Tom Saap is a Thai pork rib soup from the Isaan region of northeastern Thailand. Tom means boiled. Saap means delicious in the Isaan dialect. It is a hot and sour broth built on pork ribs, lemongrass, galangal, kaffir lime leaves, and dried chilies, finished with fish sauce, lime juice, and toasted rice powder.
What is the difference between Tom Saap and Tom Yum?
Tom Saap uses pork ribs and cooks low and slow for at least an hour. Tom Yum is typically made with prawns or mushrooms and comes together quickly. Both use similar aromatics but Tom Saap has more body and depth from the bone and collagen of the ribs. Tom Saap also uses toasted rice powder, which Tom Yum does not.
How long does Thai pork rib soup take to cook?
A minimum of sixty minutes at a steady simmer after blanching the ribs. Ninety minutes is better. The ribs need time for the collagen to break down and enrich the broth. A pressure cooker reduces this to twenty-five minutes, though the broth will be slightly less clear.
Why is my Tom Saap broth cloudy?
The ribs were not blanched before the broth was built, or the broth was cooked at too hard a boil. Blanch the ribs in cold water, bring to a boil, drain and rinse, then start fresh with clean water. Simmer gently throughout — small bubbles, not a rolling boil.

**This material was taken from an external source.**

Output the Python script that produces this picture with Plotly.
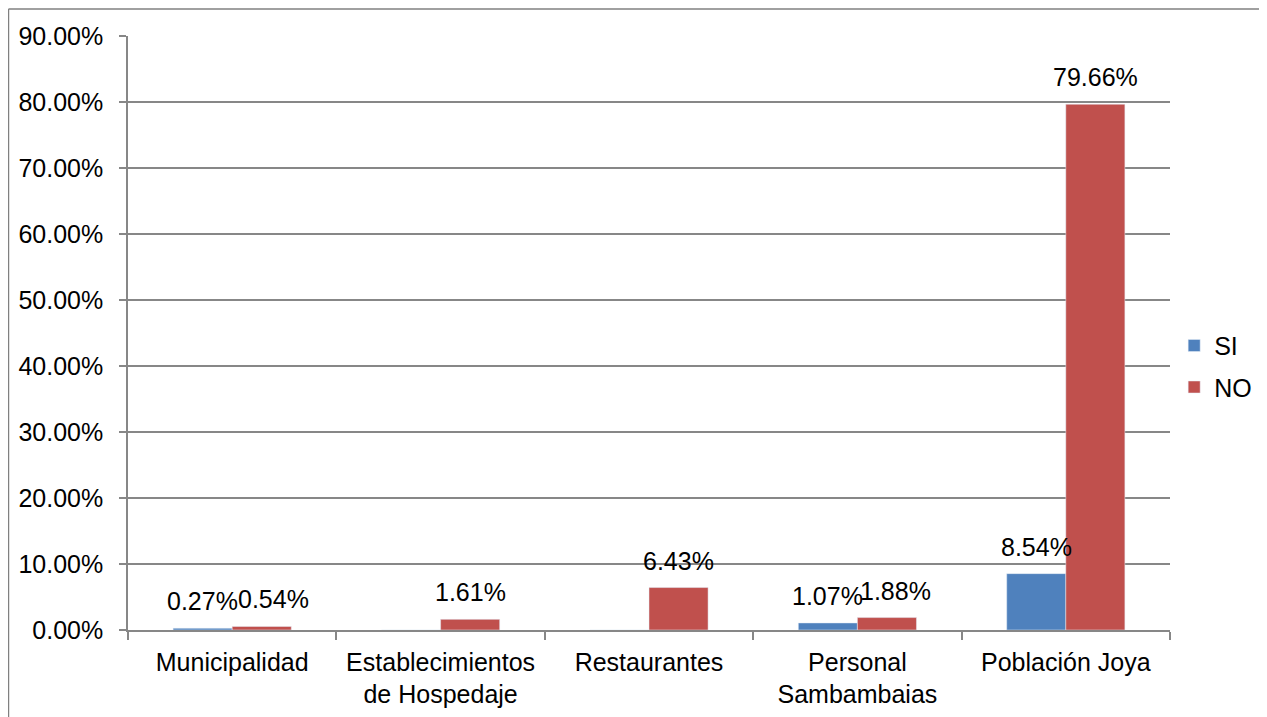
import plotly.graph_objects as go

categories = ["Municipalidad", "Establecimientos<br>de Hospedaje", "Restaurantes",
              "Personal<br>Sambambaias", "Población Joya"]
si_values = [0.0027, 0.0, 0.0, 0.0107, 0.0854]
no_values = [0.0054, 0.0161, 0.0643, 0.0188, 0.7966]
y_ticks = [0.0, 0.1, 0.2, 0.3, 0.4, 0.5, 0.6, 0.7, 0.8, 0.9]

BLUE = "#4F81BD"
RED = "#C0504D"
GRID = "#878787"
FONT = dict(family="Liberation Sans, Arial, sans-serif", size=25, color="#000000")

fig = go.Figure()
fig.add_trace(go.Bar(name="SI", x=categories, y=si_values, marker_color=BLUE,
                     legendgroup="si"))
fig.add_trace(go.Bar(name="NO", x=categories, y=no_values, marker_color=RED,
                     legendgroup="no"))

# extra horizontal nudges (px) for NO labels that collide with SI labels, as in the original
no_label_nudge = [12, 0, 0, 9, 0]

annotations = []
for vals, shift, nudges in ((si_values, -29.5, [0] * 5), (no_values, 29.5, no_label_nudge)):
    for c, v, n in zip(categories, vals, nudges):
        if v > 0:
            annotations.append(dict(x=c, y=v, xref="x", yref="y", text=f"{v*100:.2f}%",
                                    showarrow=False, xshift=shift + n, yshift=11,
                                    yanchor="bottom", font=FONT))

# page body has an 8px margin, so the figure is drawn at (8, 8)
fig.update_layout(
    width=1259, height=709,
    margin=dict(l=120, r=97, t=28, b=87, autoexpand=False),
    paper_bgcolor="white", plot_bgcolor="white",
    barmode="group", bargap=0.433, bargroupgap=0,
    font=FONT,
    showlegend=True,
    legend=dict(x=1.004, y=0.444, xanchor="left", yanchor="middle", font=FONT,
                tracegroupgap=6, itemwidth=30, bgcolor="rgba(0,0,0,0)"),
    annotations=annotations,
    shapes=[
        dict(type="line", xref="paper", yref="paper", x0=-0.1147, x1=1.2, y0=1.0455, y1=1.0455,
             line=dict(color="#808080", width=1.5)),
        dict(type="line", xref="paper", yref="paper", x0=-0.1147, x1=-0.1147, y0=1.0455, y1=-0.3,
             line=dict(color="#808080", width=1.5)),
    ],
)
fig.update_yaxes(range=[0, 0.9], tickvals=y_ticks, tickformat=".2%",
                 showgrid=True, gridcolor=GRID, gridwidth=1.5,
                 showline=True, linecolor=GRID, linewidth=1.5,
                 ticks="outside", ticklen=7, tickcolor=GRID, tickwidth=1.5,
                 ticklabelstandoff=11, zeroline=False, tickfont=FONT, automargin=False)
fig.update_xaxes(showline=True, linecolor=GRID, linewidth=1.5,
                 ticks="outside", ticklen=8, tickcolor=GRID, tickwidth=1.5,
                 ticklabelstandoff=9, tickson="boundaries", showgrid=False, tickfont=FONT,
                 automargin=False)

fig.write_html("out.html")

What does Thai pork rib soup taste like?
Sour first, from the lime. Then salty from the fish sauce. Then a slow building heat from the dried chilies. The lemongrass and galangal give it brightness and a sharp, herbal quality. The broth has body from the pork bone and a subtle nuttiness from the toasted rice powder. It is hot, sour, rich, and warming all at once.
Can I make Thai pork rib soup ahead of time?
Yes. It improves overnight. The broth deepens in the refrigerator and the fat rises to the surface where it can be skimmed easily the next morning. Reheat gently and re-season with a little lime juice before serving — acid fades overnight and the broth needs a refresh.
What do you serve with Thai pork rib soup?
Sticky rice, always. You eat it with your hands, pressing small pieces and dipping them into the broth between spoonfuls. Fresh herbs — cilantro and spring onions — go directly in the bowl at serving. Sliced fresh chilies on the side for extra heat. This is an Isaan bowl and it belongs with an Isaan table.